C. Mr. Kline Does Not Offer A “Practicing the Prior Art” Statement of Law
Third, VARTA argues that Mr. Kline's opinions regarding the “Huguchi design” as a non-infringing alternative are flawed because, according to VARTA, he understands that the Higuchi design does not infringe because it “practices the prior art.” Motion, Dkt. No. 96 at 1112 (citing In re Omeprazole Pat. Litig., 536 F.3d 1361, 1377 (Fed. Cir. 2008)). VARTA also contends that neither Mr. Kline nor Mr. Juzkow, EVE's infringement expert, compare a “Higuchi Coin Cell” to any claim of the Asserted Patents. Reply, Dkt. No. 142 at 6.
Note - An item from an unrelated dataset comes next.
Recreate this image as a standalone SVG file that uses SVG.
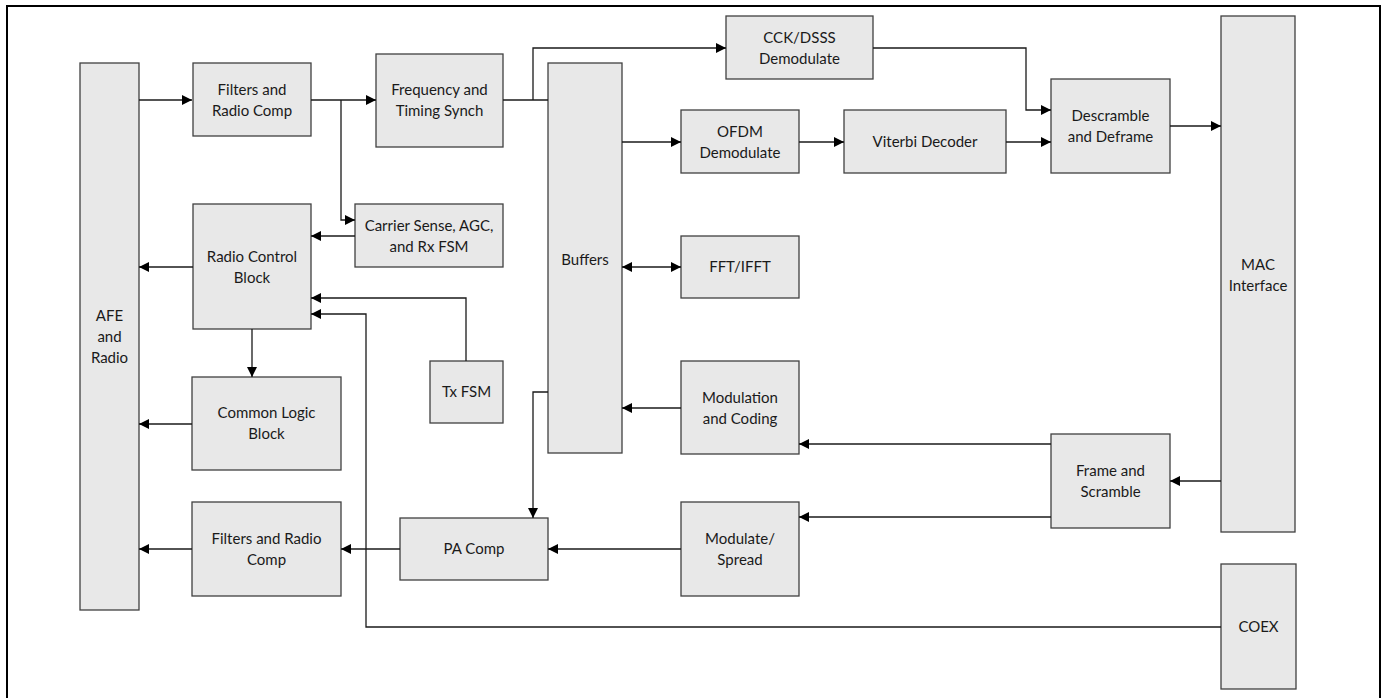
<svg xmlns="http://www.w3.org/2000/svg" width="1384" height="698" viewBox="0 0 1384 698">
<defs>
<style>
.box{fill:#e8e8e8;stroke:#404040;stroke-width:1.3}
.lbl{font-family:Lato,"Liberation Sans",sans-serif;font-size:15px;fill:#1a1a1a;text-anchor:middle}
.con{fill:none;stroke:#1a1a1a;stroke-width:1.3}
</style>
<marker id="ah" viewBox="0 0 10 10" refX="10" refY="5" markerWidth="10" markerHeight="10" markerUnits="userSpaceOnUse" orient="auto-start-reverse">
<path d="M0,0 L10,5 L0,10 z" fill="#000"/>
</marker>
</defs>
<rect width="1384" height="698" fill="#fff"/>
<path d="M7,710 L7,6 L1380,6 L1380,710" fill="none" stroke="#000" stroke-width="2"/>

<g id="afe"><rect class="box" x="80" y="63" width="59" height="547"/><text class="lbl" x="109.5" y="321">AFE</text><text class="lbl" x="109.5" y="342">and</text><text class="lbl" x="109.5" y="363">Radio</text></g>
<g id="filters-rx"><rect class="box" x="193" y="63" width="118" height="73"/><text class="lbl" x="252" y="95">Filters and</text><text class="lbl" x="252" y="116">Radio Comp</text></g>
<g id="freq"><rect class="box" x="376" y="54" width="127" height="93"/><text class="lbl" x="439.5" y="95">Frequency and</text><text class="lbl" x="439.5" y="116">Timing Synch</text></g>
<g id="cck"><rect class="box" x="726" y="16" width="147" height="63"/><text class="lbl" x="799.5" y="43">CCK/DSSS</text><text class="lbl" x="799.5" y="64">Demodulate</text></g>
<g id="buffers"><rect class="box" x="548" y="63" width="74" height="390"/><text class="lbl" x="585" y="265">Buffers</text></g>
<g id="ofdm"><rect class="box" x="681" y="110" width="118" height="63"/><text class="lbl" x="740" y="137">OFDM</text><text class="lbl" x="740" y="158">Demodulate</text></g>
<g id="viterbi"><rect class="box" x="844" y="110" width="162" height="63"/><text class="lbl" x="925" y="147">Viterbi Decoder</text></g>
<g id="descramble"><rect class="box" x="1051" y="79" width="119" height="94"/><text class="lbl" x="1110.5" y="121">Descramble</text><text class="lbl" x="1110.5" y="142">and Deframe</text></g>
<g id="mac"><rect class="box" x="1221" y="16" width="74" height="516"/><text class="lbl" x="1258" y="270">MAC</text><text class="lbl" x="1258" y="291">Interface</text></g>
<g id="carrier"><rect class="box" x="355" y="204" width="148" height="63"/><text class="lbl" x="429" y="231">Carrier Sense, AGC,</text><text class="lbl" x="429" y="252">and Rx FSM</text></g>
<g id="radioctl"><rect class="box" x="193" y="204" width="118" height="125"/><text class="lbl" x="252" y="262">Radio Control</text><text class="lbl" x="252" y="283">Block</text></g>
<g id="txfsm"><rect class="box" x="430" y="361" width="73" height="62"/><text class="lbl" x="466.5" y="397">Tx FSM</text></g>
<g id="fft"><rect class="box" x="681" y="236" width="118" height="62"/><text class="lbl" x="740" y="272">FFT/IFFT</text></g>
<g id="modcod"><rect class="box" x="681" y="361" width="118" height="93"/><text class="lbl" x="740" y="403">Modulation</text><text class="lbl" x="740" y="424">and Coding</text></g>
<g id="commonlogic"><rect class="box" x="192" y="377" width="149" height="93"/><text class="lbl" x="266.5" y="418">Common Logic</text><text class="lbl" x="266.5" y="439">Block</text></g>
<g id="framescr"><rect class="box" x="1051" y="434" width="119" height="94"/><text class="lbl" x="1110.5" y="476">Frame and</text><text class="lbl" x="1110.5" y="497">Scramble</text></g>
<g id="filters-tx"><rect class="box" x="192" y="502" width="149" height="94"/><text class="lbl" x="266.5" y="544">Filters and Radio</text><text class="lbl" x="266.5" y="565">Comp</text></g>
<g id="pacomp"><rect class="box" x="400" y="518" width="148" height="62"/><text class="lbl" x="474" y="554">PA Comp</text></g>
<g id="modspread"><rect class="box" x="681" y="502" width="118" height="94"/><text class="lbl" x="740" y="544">Modulate/</text><text class="lbl" x="740" y="565">Spread</text></g>
<g id="coex"><rect class="box" x="1221" y="564" width="75" height="125"/><text class="lbl" x="1258.5" y="632">COEX</text></g>

<g id="connectors">
<path class="con" d="M139,100 H192" marker-end="url(#ah)"/>
<path class="con" d="M311,100 H376" marker-end="url(#ah)"/>
<path class="con" d="M341,100 V220 H355" marker-end="url(#ah)"/>
<path class="con" d="M503,100 H548"/>
<path class="con" d="M533,100 V48 H726" marker-end="url(#ah)"/>
<path class="con" d="M873,48 H1026 V110 H1051" marker-end="url(#ah)"/>
<path class="con" d="M622,142 H681" marker-end="url(#ah)"/>
<path class="con" d="M799,142 H844" marker-end="url(#ah)"/>
<path class="con" d="M1006,142 H1051" marker-end="url(#ah)"/>
<path class="con" d="M1170,126 H1221" marker-end="url(#ah)"/>
<path class="con" d="M355,236 H311" marker-end="url(#ah)"/>
<path class="con" d="M193,267 H139" marker-end="url(#ah)"/>
<path class="con" d="M466,361 V298 H311" marker-end="url(#ah)"/>
<path class="con" d="M1221,627 H366 V314 H311" marker-end="url(#ah)"/>
<path class="con" d="M252,329 V377" marker-end="url(#ah)"/>
<path class="con" d="M192,424 H139" marker-end="url(#ah)"/>
<path class="con" d="M622,267 H681" marker-start="url(#ah)" marker-end="url(#ah)"/>
<path class="con" d="M548,392 H533 V518" marker-end="url(#ah)"/>
<path class="con" d="M681,408 H622" marker-end="url(#ah)"/>
<path class="con" d="M1051,444 H799" marker-end="url(#ah)"/>
<path class="con" d="M1051,517 H799" marker-end="url(#ah)"/>
<path class="con" d="M1221,481 H1170" marker-end="url(#ah)"/>
<path class="con" d="M681,549 H548" marker-end="url(#ah)"/>
<path class="con" d="M400,549 H341" marker-end="url(#ah)"/>
<path class="con" d="M192,549 H139" marker-end="url(#ah)"/>
</g>
</svg>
In response, EVE argues that Mr. Kline offers opinions regarding the economic consequences of a non-infringing alternative, and does not offer improper “practicing the prior art” as a defense against infringement. Response, Dkt. No. 124 at 7-8 (citing 01 Communique Lab., Inc. v. Citrix Sys., 889 F.3d 735, 742 (Fed. Cir. 2018)). EVE contends that Mr. Kline properly relies upon Mr. Juzkow's technical opinions indicating that EVE's “Higuchi design” does not infringe the Asserted Patents. Sur-reply, Dkt. No. 158 at 5. In addition, EVE asserts that the Mr. Kline's opinions are reliable because they are premised on the understanding that the scope of a claim must be consistent for purposes of infringement and invalidity. Response, Dkt. No. 124 at 8-9.
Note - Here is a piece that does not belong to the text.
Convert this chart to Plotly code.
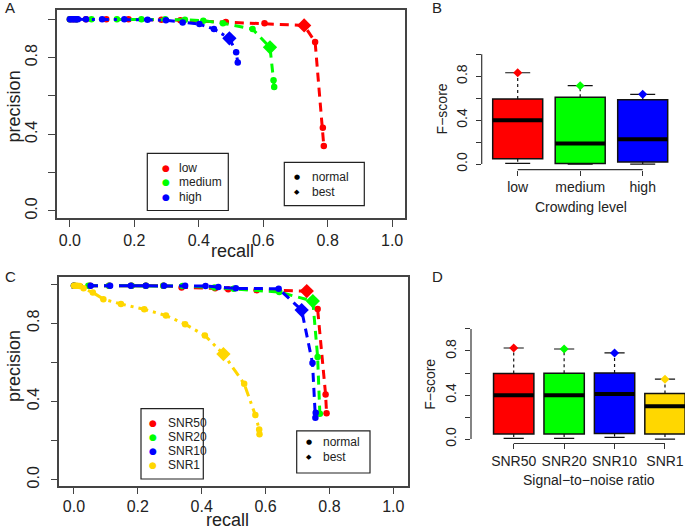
import plotly.graph_objects as go

W, H = 685, 531
FONT = "Liberation Sans"
TXT = "#222222"
RED, GREEN, BLUE, GOLD = "#FF0000", "#00FF00", "#0000FF", "#FFD700"

# ---------------- Panel A: precision / recall by crowding level ----------------
low_recall = [0.0, 0.01, 0.02, 0.05, 0.113, 0.182, 0.284, 0.343, 0.484, 0.604, 0.727, 0.761, 0.785, 0.788]
low_precision = [1.0, 1.0, 1.0, 1.0, 1.0, 1.0, 0.998, 0.995, 0.986, 0.979, 0.968, 0.882, 0.434, 0.339]
low_best = 10

medium_recall = [0.0, 0.02, 0.067, 0.146, 0.222, 0.296, 0.357, 0.414, 0.475, 0.567, 0.621, 0.632, 0.634]
medium_precision = [1.0, 1.0, 1.0, 1.0, 1.0, 1.0, 0.998, 0.993, 0.98, 0.949, 0.854, 0.682, 0.647]
medium_best = 10

high_recall = [0.0, 0.005, 0.01, 0.015, 0.02, 0.025, 0.05, 0.1, 0.169, 0.241, 0.298, 0.35, 0.402, 0.447, 0.495, 0.516, 0.521]
high_precision = [1.0, 1.0, 1.0, 1.0, 1.0, 1.0, 1.0, 1.0, 1.0, 0.998, 0.995, 0.984, 0.975, 0.949, 0.901, 0.828, 0.774]
high_best = 14

# ---------------- Panel C: precision / recall by signal-to-noise ratio ----------------
snr50_recall = [0.0, 0.05, 0.11, 0.18, 0.225, 0.28, 0.337, 0.442, 0.483, 0.572, 0.729, 0.763, 0.788, 0.791]
snr50_precision = [0.992, 0.992, 0.992, 0.992, 0.992, 0.992, 0.983, 0.978, 0.973, 0.969, 0.964, 0.872, 0.435, 0.339]
snr50_best = 10

snr20_recall = [0.0, 0.045, 0.11, 0.18, 0.225, 0.28, 0.34, 0.44, 0.5, 0.643, 0.748, 0.763, 0.77]
snr20_precision = [0.992, 0.992, 0.992, 0.992, 0.992, 0.992, 0.99, 0.982, 0.976, 0.959, 0.913, 0.627, 0.337]
snr20_best = 10

snr10_recall = [0.0, 0.052, 0.113, 0.178, 0.225, 0.282, 0.348, 0.412, 0.452, 0.507, 0.641, 0.713, 0.747, 0.757, 0.756]
snr10_precision = [0.992, 0.992, 0.992, 0.992, 0.992, 0.992, 0.992, 0.99, 0.985, 0.978, 0.976, 0.867, 0.596, 0.342, 0.317]
snr10_best = 11

snr1_recall = [0.0, 0.005, 0.01, 0.018, 0.03, 0.059, 0.092, 0.147, 0.22, 0.288, 0.348, 0.41, 0.468, 0.533, 0.568, 0.58, 0.581]
snr1_precision = [0.992, 0.992, 0.992, 0.99, 0.978, 0.957, 0.923, 0.898, 0.871, 0.839, 0.795, 0.737, 0.642, 0.49, 0.33, 0.257, 0.232]
snr1_best = 12

# ---------------- Panel B: F-score by crowding level ----------------
crowd_labels = ["low", "medium", "high"]
crowd_lower = [0.006, 0.0, 0.0]
crowd_q1 = [0.048, 0.004, 0.018]
crowd_median = [0.40, 0.188, 0.227]
crowd_q3 = [0.593, 0.608, 0.587]
crowd_upper = [0.832, 0.714, 0.635]
crowd_colors = [RED, GREEN, BLUE]

# ---------------- Panel D: F-score by signal-to-noise ratio ----------------
snr_labels = ["SNR50", "SNR20", "SNR10", "SNR1"]
snr_lower = [0.006, 0.006, 0.015, 0.0]
snr_q1 = [0.045, 0.045, 0.051, 0.045]
snr_median = [0.397, 0.397, 0.409, 0.298]
snr_q3 = [0.595, 0.598, 0.601, 0.415]
snr_upper = [0.827, 0.818, 0.782, 0.544]
snr_colors = [RED, GREEN, BLUE, GOLD]

unit_ticks = [0.0, 0.2, 0.4, 0.6, 0.8, 1.0]
x_tick_text = ["0.0", "0.2", "0.4", "0.6", "0.8", "1.0"]
y_tick_text = ["0.0", "", "0.4", "", "0.8", ""]


def dom_x(p0, p1):
    return [p0 / W, p1 / W]


def dom_y(top, bottom):
    return [1 - bottom / H, 1 - top / H]


fig = go.Figure()

# ---------- curve panels ----------
def add_curves(series, xa, ya):
    for rec, prec, best, color, dash in series:
        fig.add_trace(go.Scatter(
            x=rec, y=prec, mode="lines+markers", xaxis=xa, yaxis=ya,
            line=dict(color=color, width=3, dash=dash),
            marker=dict(color=color, size=6.5), showlegend=False, hoverinfo="skip"))
        fig.add_trace(go.Scatter(
            x=[rec[best]], y=[prec[best]], mode="markers", xaxis=xa, yaxis=ya,
            marker=dict(color=color, size=11, symbol="diamond"),
            showlegend=False, hoverinfo="skip"))


add_curves([
    (low_recall, low_precision, low_best, RED, "9px,6px"),
    (medium_recall, medium_precision, medium_best, GREEN, "9px,6px"),
    (high_recall, high_precision, high_best, BLUE, "3px,5px,9px,5px"),
], "x", "y")

add_curves([
    (snr50_recall, snr50_precision, snr50_best, RED, "9px,6px"),
    (snr20_recall, snr20_precision, snr20_best, GREEN, "9px,6px"),
    (snr10_recall, snr10_precision, snr10_best, BLUE, "9px,6px"),
    (snr1_recall, snr1_precision, snr1_best, GOLD, "10px,5px,3px,5px"),
], "x3", "y3")

# ---------- box panels ----------
def add_boxes(lower, q1, med, q3, upper, colors, xa, ya):
    n = len(med)
    for i in range(n):
        pos = i + 1
        # dashed whiskers
        fig.add_trace(go.Scatter(
            x=[pos, pos, None, pos, pos], y=[q3[i], upper[i], None, q1[i], lower[i]],
            mode="lines", xaxis=xa, yaxis=ya,
            line=dict(color="#111111", width=1.2, dash="3px,3px"),
            showlegend=False, hoverinfo="skip"))
        # staples
        fig.add_trace(go.Scatter(
            x=[pos - 0.2, pos + 0.2, None, pos - 0.2, pos + 0.2],
            y=[upper[i], upper[i], None, lower[i], lower[i]],
            mode="lines", xaxis=xa, yaxis=ya,
            line=dict(color="#111111", width=1.2),
            showlegend=False, hoverinfo="skip"))
        fig.add_trace(go.Box(
            x=[pos], q1=[q1[i]], median=[med[i]], q3=[q3[i]],
            lowerfence=[q1[i]], upperfence=[q3[i]], width=0.8,
            fillcolor=colors[i], line=dict(color="#111111", width=1.5),
            whiskerwidth=0, boxpoints=False, xaxis=xa, yaxis=ya,
            showlegend=False, hoverinfo="skip"))
        # thick median
        fig.add_trace(go.Scatter(
            x=[pos - 0.4, pos + 0.4], y=[med[i], med[i]], mode="lines",
            xaxis=xa, yaxis=ya, line=dict(color="#000000", width=4),
            showlegend=False, hoverinfo="skip"))
        # best score diamond
        fig.add_trace(go.Scatter(
            x=[pos], y=[upper[i]], mode="markers", xaxis=xa, yaxis=ya,
            marker=dict(color=colors[i], size=7, symbol="diamond"),
            showlegend=False, hoverinfo="skip"))


add_boxes(crowd_lower, crowd_q1, crowd_median, crowd_q3, crowd_upper, crowd_colors, "x2", "y2")
add_boxes(snr_lower, snr_q1, snr_median, snr_q3, snr_upper, snr_colors, "x4", "y4")

# ---------- axes ----------
frame = dict(showline=True, mirror=True, linecolor="#444444", linewidth=1.5,
             showgrid=False, zeroline=False, ticks="outside", ticklen=7,
             tickcolor="#444444", tickwidth=1)
tickfont16 = dict(family=FONT, size=16, color=TXT)
tickfont14 = dict(family=FONT, size=14, color=TXT)

layout = dict(
    width=W, height=H, autosize=False,
    margin=dict(l=0, r=0, t=0, b=0),
    paper_bgcolor="white", plot_bgcolor="white",
    xaxis=dict(domain=dom_x(57, 405), range=[-0.04, 1.04], tickvals=unit_ticks,
               ticktext=x_tick_text, tickfont=tickfont16, ticklabelstandoff=0,
               anchor="y", **frame),
    yaxis=dict(domain=dom_y(10, 219), range=[-0.036, 1.049], tickvals=unit_ticks,
               ticktext=y_tick_text, tickfont=tickfont16, tickangle=-90,
               ticklabelstandoff=5, anchor="x", **frame),
    xaxis3=dict(domain=dom_x(59.3, 408.3), range=[-0.046, 1.047], tickvals=unit_ticks,
                ticktext=x_tick_text, tickfont=tickfont16, ticklabelstandoff=-1,
                anchor="y3", **frame),
    yaxis3=dict(domain=dom_y(279, 488.3), range=[-0.03, 1.034], tickvals=unit_ticks,
                ticktext=y_tick_text, tickfont=tickfont16, tickangle=-90,
                ticklabelstandoff=5, anchor="x3", **frame),
)

box_axis = dict(showline=False, showgrid=False, zeroline=False, ticks="outside",
                ticklen=5, tickcolor="#333333", tickwidth=1.2)
n_b = len(crowd_labels)
n_d = len(snr_labels)
layout.update(
    xaxis2=dict(domain=dom_x(481.7, 679.2), range=[0.424, 3.584],
                tickvals=list(range(1, n_b + 1)), ticktext=crowd_labels,
                tickfont=tickfont14, anchor="y2", **box_axis),
    yaxis2=dict(domain=dom_y(50.2, 170.5), range=[-0.05, 1.04], tickvals=unit_ticks,
                ticktext=y_tick_text, tickfont=tickfont14, tickangle=-90,
                ticklabelstandoff=3, anchor="x2", **box_axis),
    xaxis4=dict(domain=dom_x(471, 685), range=[0.153, 4.397],
                tickvals=list(range(1, n_d + 1)), ticktext=snr_labels,
                tickfont=tickfont14, anchor="y4", **box_axis),
    yaxis4=dict(domain=dom_y(326.4, 446), range=[-0.04, 1.04], tickvals=unit_ticks,
                ticktext=y_tick_text, tickfont=tickfont14, tickangle=-90,
                ticklabelstandoff=3, anchor="x4", **box_axis),
)
fig.update_layout(**layout)

# R-style partial axis lines for box panels
shapes = []
for xa, ya, n in (("x2", "y2", n_b), ("x4", "y4", n_d)):
    shapes.append(dict(type="line", xref=xa, yref=ya + " domain", x0=1, x1=n, y0=0, y1=0,
                       line=dict(color="#333333", width=1.2)))
    shapes.append(dict(type="line", xref=xa + " domain", yref=ya, x0=0, x1=0, y0=0, y1=1,
                       line=dict(color="#333333", width=1.2)))

# legend boxes (pixel layout)
legend_boxes = [(147.3, 154.3, 228.3, 211.7), (284.3, 163.3, 364.3, 206.7),
                (141, 411, 203.3, 481.7), (296.7, 433.3, 370, 475.7)]
for x0, y0, x1, y1 in legend_boxes:
    shapes.append(dict(type="rect", xref="paper", yref="paper",
                       x0=x0 / W, x1=x1 / W, y0=1 - y1 / H, y1=1 - y0 / H,
                       line=dict(color="#222222", width=1.2), fillcolor="rgba(0,0,0,0)"))
fig.update_layout(shapes=shapes)

ann = []


def text(s, x, y, size, angle=0, xanchor="center", color=TXT, family=FONT):
    ann.append(dict(text=s, x=x / W, y=1 - y / H, xref="paper", yref="paper",
                    showarrow=False, textangle=angle, xanchor=xanchor, yanchor="middle",
                    font=dict(family=family, size=size, color=color)))


# panel letters
for letter, x, y in (("A", 10, 8), ("B", 437, 8), ("C", 10, 278), ("D", 437, 278)):
    text(letter, x, y, 15)

# axis titles
text("precision", 14, 107, 18, -90)
text("recall", 232, 252, 18)
text("precision", 14, 368, 18, -90)
text("recall", 227.5, 523, 18)
text("F−score", 442, 110, 14, -90)
text("Crowding level", 581, 208, 14)
text("F−score", 430, 387, 14, -90)
text("Signal−to−noise ratio", 589, 482.5, 14)

# colour legends
legA = [("low", RED), ("medium", GREEN), ("high", BLUE)]
for i, (lab, col) in enumerate(legA):
    y = 169.3 + i * 14.2
    text("●", 165.7, y, 9, color=col, family="DejaVu Sans")
    text(lab, 177.3, y, 12, xanchor="left")
legC = [("SNR50", RED), ("SNR20", GREEN), ("SNR10", BLUE), ("SNR1", GOLD)]
for i, (lab, col) in enumerate(legC):
    y = 425 + i * 14.2
    text("●", 152.7, y, 9, color=col, family="DejaVu Sans")
    text(lab, 165.7, y, 12, xanchor="left")

# symbol legends
for sx, tx, y0 in ((296.7, 310, 178.3), (309, 321, 445)):
    text("●", sx, y0, 7, color="#000000", family="DejaVu Sans")
    text("normal", tx, y0, 12, xanchor="left")
    text("◆", sx, y0 + 14.5, 7, color="#000000", family="DejaVu Sans")
    text("best", tx, y0 + 14.5, 12, xanchor="left")

fig.update_layout(annotations=ann)
fig.write_html("out.html", config={"displayModeBar": False},
               post_script="document.body.style.margin='0';")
Here, the Court finds that Mr. Kline's opinions do not warrant exclusion. The primary support for VARTA's argument is an isolated portion of Mr. Kline's deposition testimony. During his deposition, Mr. Kline confirmed that he and Mr. Juzkow, EVE's infringement expert, did not go claim-by-claim through the Asserted Patents and compare that to the Higuchi design, but Mr. Juzkow informed Mr. Kline that he analyzed the Higuchi design and determined it does not infringe the asserted claims. Kline 5/30/23 Dep. Tr., Dkt. No. 96-6 at 74:17-21. In addition, Mr. Kline qualified his understanding that the design was non-infringing because it was prior art by stating he is not a technical person and it may have been an inference he made based on his conversation with Mr. Juzkow. Id. at 74:9-12, 74:22-75:6.
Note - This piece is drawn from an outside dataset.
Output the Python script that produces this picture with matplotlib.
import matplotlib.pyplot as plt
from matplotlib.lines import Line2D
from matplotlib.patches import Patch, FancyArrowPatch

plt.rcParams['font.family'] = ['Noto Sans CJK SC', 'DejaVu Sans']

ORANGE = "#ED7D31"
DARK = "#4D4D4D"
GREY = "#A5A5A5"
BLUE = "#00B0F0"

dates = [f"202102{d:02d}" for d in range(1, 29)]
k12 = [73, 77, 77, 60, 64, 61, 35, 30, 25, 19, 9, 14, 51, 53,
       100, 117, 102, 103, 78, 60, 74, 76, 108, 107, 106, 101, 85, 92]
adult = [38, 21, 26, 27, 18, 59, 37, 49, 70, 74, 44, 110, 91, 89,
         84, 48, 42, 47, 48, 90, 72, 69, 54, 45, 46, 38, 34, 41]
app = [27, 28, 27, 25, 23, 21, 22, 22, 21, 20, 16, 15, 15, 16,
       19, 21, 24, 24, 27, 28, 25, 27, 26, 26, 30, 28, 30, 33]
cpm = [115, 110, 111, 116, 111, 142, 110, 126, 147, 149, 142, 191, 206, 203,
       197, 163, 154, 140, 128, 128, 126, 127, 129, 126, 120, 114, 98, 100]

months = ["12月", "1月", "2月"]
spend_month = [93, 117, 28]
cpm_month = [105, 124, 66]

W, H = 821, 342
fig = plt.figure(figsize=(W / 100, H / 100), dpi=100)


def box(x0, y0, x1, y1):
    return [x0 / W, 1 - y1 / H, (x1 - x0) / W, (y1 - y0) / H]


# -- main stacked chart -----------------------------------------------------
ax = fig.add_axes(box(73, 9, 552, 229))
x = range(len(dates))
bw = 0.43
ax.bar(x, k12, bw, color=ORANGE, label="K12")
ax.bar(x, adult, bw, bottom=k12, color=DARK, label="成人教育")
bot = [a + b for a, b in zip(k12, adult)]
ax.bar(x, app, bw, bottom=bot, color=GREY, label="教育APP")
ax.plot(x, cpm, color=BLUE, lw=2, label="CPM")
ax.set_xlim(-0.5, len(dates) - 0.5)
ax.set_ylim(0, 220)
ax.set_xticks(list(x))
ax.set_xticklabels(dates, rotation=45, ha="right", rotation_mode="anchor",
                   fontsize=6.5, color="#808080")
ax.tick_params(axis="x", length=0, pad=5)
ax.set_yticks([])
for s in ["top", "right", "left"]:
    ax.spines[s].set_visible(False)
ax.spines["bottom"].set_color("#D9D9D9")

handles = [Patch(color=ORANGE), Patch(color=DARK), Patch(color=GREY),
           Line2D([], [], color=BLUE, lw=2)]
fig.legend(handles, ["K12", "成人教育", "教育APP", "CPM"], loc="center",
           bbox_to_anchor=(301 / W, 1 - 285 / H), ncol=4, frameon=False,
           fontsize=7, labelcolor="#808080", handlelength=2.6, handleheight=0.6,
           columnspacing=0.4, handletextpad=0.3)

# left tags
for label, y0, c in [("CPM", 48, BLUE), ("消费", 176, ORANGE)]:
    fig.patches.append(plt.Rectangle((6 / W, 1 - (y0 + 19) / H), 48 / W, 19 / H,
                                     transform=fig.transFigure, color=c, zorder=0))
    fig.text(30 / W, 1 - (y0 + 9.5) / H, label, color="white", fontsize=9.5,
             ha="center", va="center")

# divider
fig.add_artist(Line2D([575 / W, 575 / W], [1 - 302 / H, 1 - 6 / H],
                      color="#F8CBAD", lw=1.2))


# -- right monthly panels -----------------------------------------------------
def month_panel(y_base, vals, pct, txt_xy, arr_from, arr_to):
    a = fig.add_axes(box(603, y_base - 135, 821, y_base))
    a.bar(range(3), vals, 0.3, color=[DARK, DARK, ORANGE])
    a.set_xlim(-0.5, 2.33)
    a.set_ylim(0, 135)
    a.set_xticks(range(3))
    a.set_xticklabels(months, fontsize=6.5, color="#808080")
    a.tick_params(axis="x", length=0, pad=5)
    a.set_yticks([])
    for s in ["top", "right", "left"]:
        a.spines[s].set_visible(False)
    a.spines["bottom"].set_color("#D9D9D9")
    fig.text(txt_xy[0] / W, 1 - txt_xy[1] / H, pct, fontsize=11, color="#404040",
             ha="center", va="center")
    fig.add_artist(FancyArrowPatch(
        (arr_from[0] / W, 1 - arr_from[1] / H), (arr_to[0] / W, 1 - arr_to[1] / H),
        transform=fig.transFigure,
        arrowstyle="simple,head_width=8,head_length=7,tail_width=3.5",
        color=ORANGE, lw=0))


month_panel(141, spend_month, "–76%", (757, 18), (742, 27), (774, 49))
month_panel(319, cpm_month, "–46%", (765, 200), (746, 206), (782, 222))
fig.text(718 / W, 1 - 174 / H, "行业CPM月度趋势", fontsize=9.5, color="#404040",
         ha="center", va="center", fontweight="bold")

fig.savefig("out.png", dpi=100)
In essence, Mr. Kline learned of the “Higuchi design” through conversations with Mr. Juzkow, and he relies on Mr. Juzkow's technical opinions that the Higuchi design does not infringe. Since VARTA deposed Mr. Kline and Mr. Juzkow, Mr. Kline's reliance on the conversation with Mr. Juzkow does not warrant exclusion under the Rules. See Genband, 2016 U.S. Dist. LEXIS 2655, at *8. Cross-examination is the appropriate mechanism for VARTA to challenge the reasonableness or correctness of Mr. Kline's opinions. Daubert, 509 U.S. at 596.
IV. CONCLUSION
For the reasons above, the Court GRANTS IN PART the motion. Consequently, EVE cannot rely on, and Mr. Kline may not testify regarding the information from (1) Mr. Kline's conversation with Ms. Li and (2) the four documents produced in its June 21, 2023 supplemental interrogatory response.